What you will do: Copy every line of the data that includes the string "this".

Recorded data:
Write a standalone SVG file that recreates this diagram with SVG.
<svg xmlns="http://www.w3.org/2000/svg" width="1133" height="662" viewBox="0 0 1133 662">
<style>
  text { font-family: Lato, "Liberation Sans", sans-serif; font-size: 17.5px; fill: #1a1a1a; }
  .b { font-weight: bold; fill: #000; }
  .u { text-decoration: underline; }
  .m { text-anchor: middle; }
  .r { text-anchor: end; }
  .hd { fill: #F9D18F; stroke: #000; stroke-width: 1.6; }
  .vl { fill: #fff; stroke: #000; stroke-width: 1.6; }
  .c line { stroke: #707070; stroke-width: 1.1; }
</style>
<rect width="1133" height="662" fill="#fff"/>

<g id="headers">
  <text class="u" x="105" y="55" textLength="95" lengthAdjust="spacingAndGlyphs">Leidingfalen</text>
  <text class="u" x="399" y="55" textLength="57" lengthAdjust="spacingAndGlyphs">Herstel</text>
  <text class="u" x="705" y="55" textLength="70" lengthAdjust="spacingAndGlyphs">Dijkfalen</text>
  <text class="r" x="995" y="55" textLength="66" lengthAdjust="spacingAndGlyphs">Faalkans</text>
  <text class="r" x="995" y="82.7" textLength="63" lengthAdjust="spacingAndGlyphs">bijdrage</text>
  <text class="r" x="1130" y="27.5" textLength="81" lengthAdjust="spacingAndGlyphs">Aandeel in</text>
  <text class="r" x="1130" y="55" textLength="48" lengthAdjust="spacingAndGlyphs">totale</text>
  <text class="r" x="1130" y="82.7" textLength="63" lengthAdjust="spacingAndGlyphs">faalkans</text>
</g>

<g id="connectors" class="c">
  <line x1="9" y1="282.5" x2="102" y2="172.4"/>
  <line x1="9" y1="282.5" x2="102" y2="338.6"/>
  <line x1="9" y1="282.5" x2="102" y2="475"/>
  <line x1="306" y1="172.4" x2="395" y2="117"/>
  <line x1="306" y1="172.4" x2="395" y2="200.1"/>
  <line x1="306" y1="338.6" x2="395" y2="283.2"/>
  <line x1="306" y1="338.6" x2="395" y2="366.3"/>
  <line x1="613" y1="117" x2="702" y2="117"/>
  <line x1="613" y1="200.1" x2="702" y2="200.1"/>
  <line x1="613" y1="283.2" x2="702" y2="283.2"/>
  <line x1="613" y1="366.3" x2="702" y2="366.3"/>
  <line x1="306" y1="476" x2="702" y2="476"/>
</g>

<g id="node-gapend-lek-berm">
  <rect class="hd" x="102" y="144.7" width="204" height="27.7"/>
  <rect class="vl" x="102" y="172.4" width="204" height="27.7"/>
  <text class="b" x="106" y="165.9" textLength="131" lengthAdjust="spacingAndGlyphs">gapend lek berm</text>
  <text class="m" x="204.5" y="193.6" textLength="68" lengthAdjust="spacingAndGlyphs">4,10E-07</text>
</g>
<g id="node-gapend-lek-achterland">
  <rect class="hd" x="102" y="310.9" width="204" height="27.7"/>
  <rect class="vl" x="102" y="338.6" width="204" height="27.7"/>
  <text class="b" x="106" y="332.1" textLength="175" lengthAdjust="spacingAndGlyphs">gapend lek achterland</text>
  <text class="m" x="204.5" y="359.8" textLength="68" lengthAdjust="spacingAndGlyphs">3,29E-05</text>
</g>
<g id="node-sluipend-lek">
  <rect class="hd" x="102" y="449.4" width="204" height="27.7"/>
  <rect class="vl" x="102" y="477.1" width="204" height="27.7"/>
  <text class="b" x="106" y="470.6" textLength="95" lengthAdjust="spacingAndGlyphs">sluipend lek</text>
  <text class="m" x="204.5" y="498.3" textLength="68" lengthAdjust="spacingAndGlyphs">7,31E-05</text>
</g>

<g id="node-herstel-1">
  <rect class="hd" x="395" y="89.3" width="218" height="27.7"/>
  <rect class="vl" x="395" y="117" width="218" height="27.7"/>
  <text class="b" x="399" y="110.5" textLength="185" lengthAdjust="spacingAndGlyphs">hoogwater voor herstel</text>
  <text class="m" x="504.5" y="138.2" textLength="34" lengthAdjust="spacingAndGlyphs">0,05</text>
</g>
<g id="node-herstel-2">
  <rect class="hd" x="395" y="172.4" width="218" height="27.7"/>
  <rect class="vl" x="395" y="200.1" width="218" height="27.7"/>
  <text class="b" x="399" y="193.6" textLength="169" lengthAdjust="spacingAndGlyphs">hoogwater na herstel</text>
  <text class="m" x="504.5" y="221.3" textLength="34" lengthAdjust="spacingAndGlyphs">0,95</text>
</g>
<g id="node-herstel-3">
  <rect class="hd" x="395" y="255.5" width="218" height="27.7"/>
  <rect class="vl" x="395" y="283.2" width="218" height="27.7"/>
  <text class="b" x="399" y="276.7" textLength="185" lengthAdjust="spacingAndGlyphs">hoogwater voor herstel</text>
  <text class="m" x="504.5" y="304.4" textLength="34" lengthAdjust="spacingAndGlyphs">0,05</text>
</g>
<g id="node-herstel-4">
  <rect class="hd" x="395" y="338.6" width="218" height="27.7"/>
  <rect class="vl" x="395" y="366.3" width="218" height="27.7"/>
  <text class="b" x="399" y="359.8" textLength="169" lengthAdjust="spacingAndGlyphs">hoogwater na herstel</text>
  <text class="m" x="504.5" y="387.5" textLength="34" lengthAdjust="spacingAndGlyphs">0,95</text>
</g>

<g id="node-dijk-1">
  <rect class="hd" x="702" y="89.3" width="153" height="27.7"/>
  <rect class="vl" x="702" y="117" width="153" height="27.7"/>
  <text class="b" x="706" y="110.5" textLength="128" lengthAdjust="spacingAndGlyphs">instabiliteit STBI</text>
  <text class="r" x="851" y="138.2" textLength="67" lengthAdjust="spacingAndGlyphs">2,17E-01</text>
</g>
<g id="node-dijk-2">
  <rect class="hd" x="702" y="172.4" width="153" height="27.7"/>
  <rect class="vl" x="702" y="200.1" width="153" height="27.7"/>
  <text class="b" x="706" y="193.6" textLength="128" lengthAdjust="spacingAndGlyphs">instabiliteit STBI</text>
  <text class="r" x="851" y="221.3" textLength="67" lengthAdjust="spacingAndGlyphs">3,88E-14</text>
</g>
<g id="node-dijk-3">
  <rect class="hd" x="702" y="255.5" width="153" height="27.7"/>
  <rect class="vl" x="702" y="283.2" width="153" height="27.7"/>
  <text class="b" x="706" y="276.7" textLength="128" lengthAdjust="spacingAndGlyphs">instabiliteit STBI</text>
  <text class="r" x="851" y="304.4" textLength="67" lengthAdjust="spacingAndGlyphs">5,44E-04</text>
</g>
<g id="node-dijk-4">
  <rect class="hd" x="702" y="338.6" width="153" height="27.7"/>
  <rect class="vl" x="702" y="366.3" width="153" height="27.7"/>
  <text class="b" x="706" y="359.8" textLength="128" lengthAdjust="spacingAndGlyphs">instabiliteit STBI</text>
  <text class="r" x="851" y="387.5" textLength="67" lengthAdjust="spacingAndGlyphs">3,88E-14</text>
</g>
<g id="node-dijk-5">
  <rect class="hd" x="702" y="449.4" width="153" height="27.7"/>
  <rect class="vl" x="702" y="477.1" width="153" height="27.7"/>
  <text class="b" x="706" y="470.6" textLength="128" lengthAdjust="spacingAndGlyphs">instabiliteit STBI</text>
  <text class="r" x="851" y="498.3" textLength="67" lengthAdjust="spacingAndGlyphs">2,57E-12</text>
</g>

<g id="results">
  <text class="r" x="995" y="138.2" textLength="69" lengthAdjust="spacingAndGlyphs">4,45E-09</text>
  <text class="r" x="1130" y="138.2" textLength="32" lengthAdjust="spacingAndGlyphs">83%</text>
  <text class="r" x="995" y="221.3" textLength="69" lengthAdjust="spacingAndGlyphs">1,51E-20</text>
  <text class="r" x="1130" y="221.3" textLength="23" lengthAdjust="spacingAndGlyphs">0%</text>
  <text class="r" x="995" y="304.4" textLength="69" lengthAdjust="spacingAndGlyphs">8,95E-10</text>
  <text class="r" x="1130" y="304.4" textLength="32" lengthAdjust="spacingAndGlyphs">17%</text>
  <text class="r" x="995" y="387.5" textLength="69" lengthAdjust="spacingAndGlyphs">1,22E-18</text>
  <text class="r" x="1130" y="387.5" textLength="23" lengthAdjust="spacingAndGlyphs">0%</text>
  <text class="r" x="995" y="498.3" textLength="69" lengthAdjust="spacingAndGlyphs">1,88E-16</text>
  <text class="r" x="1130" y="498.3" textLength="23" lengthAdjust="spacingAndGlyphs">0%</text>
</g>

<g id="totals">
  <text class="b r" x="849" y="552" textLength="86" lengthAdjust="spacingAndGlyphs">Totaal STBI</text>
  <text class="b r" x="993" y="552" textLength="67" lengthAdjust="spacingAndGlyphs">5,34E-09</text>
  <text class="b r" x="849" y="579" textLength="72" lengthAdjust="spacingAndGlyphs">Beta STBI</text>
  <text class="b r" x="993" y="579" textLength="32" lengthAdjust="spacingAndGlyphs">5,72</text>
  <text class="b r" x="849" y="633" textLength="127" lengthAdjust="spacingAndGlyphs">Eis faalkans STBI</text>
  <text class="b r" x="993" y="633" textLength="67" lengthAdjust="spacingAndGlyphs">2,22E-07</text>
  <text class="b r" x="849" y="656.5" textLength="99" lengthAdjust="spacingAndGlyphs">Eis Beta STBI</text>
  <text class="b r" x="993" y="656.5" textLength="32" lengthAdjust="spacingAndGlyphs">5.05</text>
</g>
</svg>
* * *
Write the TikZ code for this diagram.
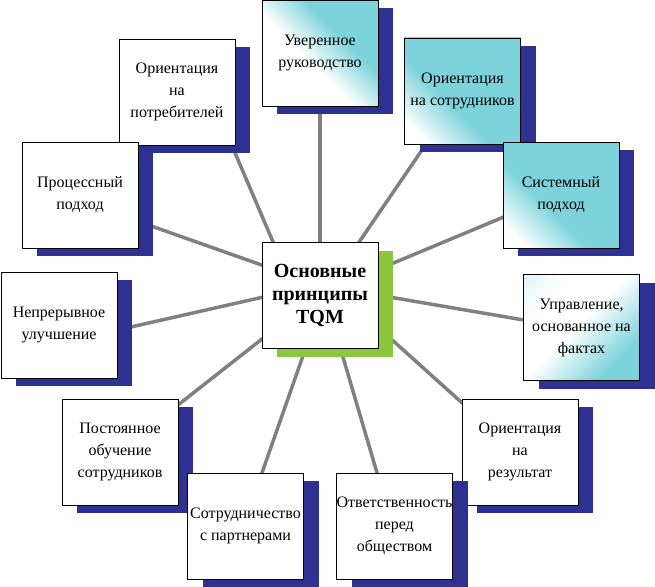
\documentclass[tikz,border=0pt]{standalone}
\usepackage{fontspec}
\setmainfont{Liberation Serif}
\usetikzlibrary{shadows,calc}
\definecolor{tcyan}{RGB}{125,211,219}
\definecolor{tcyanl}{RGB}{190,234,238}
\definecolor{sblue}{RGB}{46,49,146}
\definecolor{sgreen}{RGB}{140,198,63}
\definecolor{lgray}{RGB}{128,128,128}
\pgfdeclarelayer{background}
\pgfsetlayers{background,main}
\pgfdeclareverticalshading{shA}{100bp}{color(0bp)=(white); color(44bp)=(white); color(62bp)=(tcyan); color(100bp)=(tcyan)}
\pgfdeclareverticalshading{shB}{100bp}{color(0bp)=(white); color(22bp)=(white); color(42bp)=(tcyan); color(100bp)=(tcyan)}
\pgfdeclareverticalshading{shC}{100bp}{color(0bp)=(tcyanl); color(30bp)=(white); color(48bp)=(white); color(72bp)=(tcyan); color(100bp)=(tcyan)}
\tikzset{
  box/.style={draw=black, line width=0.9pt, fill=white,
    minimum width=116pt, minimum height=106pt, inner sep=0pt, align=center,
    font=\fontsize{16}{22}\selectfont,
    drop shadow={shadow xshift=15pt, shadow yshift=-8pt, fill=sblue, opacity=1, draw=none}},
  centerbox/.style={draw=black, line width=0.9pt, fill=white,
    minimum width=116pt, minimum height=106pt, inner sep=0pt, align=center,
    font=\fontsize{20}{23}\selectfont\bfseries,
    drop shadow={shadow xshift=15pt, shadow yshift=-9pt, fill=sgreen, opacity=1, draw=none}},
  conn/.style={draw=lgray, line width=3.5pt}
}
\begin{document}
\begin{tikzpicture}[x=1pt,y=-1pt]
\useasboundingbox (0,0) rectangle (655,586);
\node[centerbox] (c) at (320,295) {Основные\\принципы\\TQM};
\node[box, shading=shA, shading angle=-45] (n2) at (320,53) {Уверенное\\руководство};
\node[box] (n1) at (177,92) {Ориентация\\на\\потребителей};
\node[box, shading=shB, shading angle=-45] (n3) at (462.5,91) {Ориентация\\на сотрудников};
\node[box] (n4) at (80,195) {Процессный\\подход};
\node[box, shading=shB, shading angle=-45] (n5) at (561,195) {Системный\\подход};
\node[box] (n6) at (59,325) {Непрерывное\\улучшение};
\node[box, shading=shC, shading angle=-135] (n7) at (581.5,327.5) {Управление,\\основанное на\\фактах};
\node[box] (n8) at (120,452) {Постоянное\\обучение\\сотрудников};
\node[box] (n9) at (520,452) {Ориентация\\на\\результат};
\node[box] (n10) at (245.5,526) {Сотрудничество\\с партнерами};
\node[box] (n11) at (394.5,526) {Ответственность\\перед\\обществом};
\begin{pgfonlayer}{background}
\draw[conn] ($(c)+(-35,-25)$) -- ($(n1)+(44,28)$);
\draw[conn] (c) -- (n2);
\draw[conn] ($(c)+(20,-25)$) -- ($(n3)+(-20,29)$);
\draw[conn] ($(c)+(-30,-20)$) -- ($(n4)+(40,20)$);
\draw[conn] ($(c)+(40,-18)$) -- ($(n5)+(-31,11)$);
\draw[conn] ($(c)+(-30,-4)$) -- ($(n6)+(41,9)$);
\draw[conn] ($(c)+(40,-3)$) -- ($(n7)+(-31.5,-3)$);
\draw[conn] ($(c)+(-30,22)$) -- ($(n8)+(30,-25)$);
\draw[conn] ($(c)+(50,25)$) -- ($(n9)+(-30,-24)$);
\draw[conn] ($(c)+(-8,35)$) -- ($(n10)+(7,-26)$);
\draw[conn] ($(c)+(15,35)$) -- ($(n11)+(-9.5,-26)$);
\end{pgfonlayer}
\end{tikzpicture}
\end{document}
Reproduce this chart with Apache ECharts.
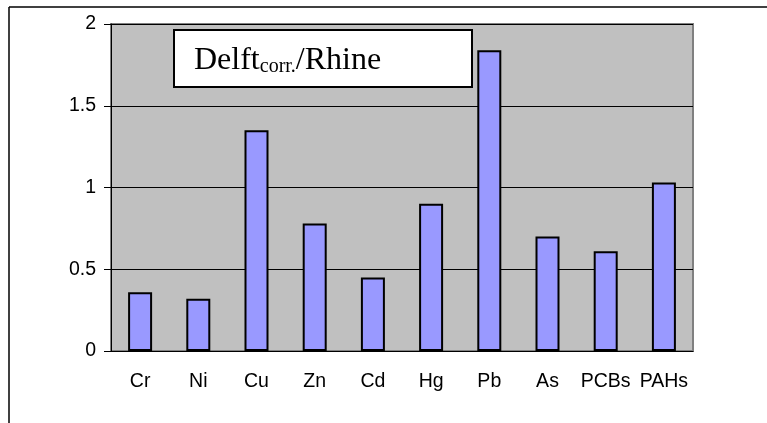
...
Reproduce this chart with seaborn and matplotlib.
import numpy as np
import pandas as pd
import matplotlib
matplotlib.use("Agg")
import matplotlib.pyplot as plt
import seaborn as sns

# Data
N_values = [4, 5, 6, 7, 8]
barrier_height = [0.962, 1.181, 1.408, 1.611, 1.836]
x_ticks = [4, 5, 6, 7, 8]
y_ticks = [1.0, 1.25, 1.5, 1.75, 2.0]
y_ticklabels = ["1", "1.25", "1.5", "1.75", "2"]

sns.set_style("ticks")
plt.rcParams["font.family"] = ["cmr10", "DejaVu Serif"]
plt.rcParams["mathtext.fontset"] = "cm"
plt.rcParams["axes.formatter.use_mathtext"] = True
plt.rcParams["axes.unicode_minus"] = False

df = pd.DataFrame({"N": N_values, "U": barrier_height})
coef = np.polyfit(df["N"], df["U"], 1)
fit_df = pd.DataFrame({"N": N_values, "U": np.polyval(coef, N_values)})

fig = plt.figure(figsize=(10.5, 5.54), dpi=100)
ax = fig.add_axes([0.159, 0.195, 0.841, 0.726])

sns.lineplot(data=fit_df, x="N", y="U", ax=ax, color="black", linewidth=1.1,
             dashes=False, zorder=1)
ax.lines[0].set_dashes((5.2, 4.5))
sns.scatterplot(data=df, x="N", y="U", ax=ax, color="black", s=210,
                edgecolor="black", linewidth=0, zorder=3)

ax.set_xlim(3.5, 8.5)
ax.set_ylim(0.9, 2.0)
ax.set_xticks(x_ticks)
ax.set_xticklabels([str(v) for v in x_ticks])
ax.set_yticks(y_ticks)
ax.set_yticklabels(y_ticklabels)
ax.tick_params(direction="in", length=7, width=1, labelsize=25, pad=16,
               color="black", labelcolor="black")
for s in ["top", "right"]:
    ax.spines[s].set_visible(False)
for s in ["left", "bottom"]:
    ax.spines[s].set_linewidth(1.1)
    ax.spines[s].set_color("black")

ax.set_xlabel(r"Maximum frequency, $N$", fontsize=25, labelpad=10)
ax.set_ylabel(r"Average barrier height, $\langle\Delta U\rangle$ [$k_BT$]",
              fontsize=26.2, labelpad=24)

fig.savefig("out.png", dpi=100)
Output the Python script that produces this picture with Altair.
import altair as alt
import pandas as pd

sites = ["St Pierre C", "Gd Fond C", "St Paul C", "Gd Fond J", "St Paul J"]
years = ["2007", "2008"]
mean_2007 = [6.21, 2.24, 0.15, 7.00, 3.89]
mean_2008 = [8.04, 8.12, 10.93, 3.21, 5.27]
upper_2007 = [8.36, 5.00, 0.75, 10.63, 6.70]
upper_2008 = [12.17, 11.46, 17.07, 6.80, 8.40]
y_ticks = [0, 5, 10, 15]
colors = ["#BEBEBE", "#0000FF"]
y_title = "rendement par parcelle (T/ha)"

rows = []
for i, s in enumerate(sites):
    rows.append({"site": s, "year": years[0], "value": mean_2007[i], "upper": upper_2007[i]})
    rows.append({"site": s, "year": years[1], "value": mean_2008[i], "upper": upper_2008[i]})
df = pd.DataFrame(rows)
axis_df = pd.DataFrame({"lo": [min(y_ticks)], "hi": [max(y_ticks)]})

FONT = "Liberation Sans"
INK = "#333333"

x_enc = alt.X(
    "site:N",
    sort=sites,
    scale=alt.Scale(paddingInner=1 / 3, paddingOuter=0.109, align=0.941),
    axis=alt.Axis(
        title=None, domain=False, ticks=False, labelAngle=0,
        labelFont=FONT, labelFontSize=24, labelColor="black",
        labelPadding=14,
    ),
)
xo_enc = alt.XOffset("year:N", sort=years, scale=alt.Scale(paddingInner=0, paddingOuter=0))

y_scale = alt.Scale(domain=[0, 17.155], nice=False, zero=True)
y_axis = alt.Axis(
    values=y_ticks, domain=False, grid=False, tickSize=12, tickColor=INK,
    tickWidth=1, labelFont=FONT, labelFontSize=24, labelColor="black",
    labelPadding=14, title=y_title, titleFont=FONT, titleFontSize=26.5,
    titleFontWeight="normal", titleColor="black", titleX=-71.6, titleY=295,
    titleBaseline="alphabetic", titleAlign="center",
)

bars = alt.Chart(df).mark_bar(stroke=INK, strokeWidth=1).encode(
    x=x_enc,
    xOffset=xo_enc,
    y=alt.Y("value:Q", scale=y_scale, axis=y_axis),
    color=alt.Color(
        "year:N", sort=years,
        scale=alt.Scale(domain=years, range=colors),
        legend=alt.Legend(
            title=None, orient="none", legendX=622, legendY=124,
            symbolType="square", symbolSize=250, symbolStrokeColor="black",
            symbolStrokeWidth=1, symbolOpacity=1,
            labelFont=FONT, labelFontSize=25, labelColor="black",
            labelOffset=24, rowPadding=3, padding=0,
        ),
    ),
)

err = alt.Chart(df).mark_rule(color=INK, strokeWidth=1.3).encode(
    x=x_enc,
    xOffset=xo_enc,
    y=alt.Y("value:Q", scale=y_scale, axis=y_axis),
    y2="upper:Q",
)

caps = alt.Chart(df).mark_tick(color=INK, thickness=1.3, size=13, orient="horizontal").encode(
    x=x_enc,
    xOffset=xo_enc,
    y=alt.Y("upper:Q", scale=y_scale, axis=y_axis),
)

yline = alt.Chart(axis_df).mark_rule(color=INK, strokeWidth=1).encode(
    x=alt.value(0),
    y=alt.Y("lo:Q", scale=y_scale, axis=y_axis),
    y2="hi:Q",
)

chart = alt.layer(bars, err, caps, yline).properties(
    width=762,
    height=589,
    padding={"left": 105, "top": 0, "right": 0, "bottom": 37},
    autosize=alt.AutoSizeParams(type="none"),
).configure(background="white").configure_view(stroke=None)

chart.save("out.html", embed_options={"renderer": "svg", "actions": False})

Result:
Write a standalone SVG file that recreates this diagram with SVG.
Write the TikZ code for this diagram.
Reproduce this chart with Apache ECharts.
Reproduce this chart with seaborn and matplotlib.
Output the Python script that produces this picture with Altair.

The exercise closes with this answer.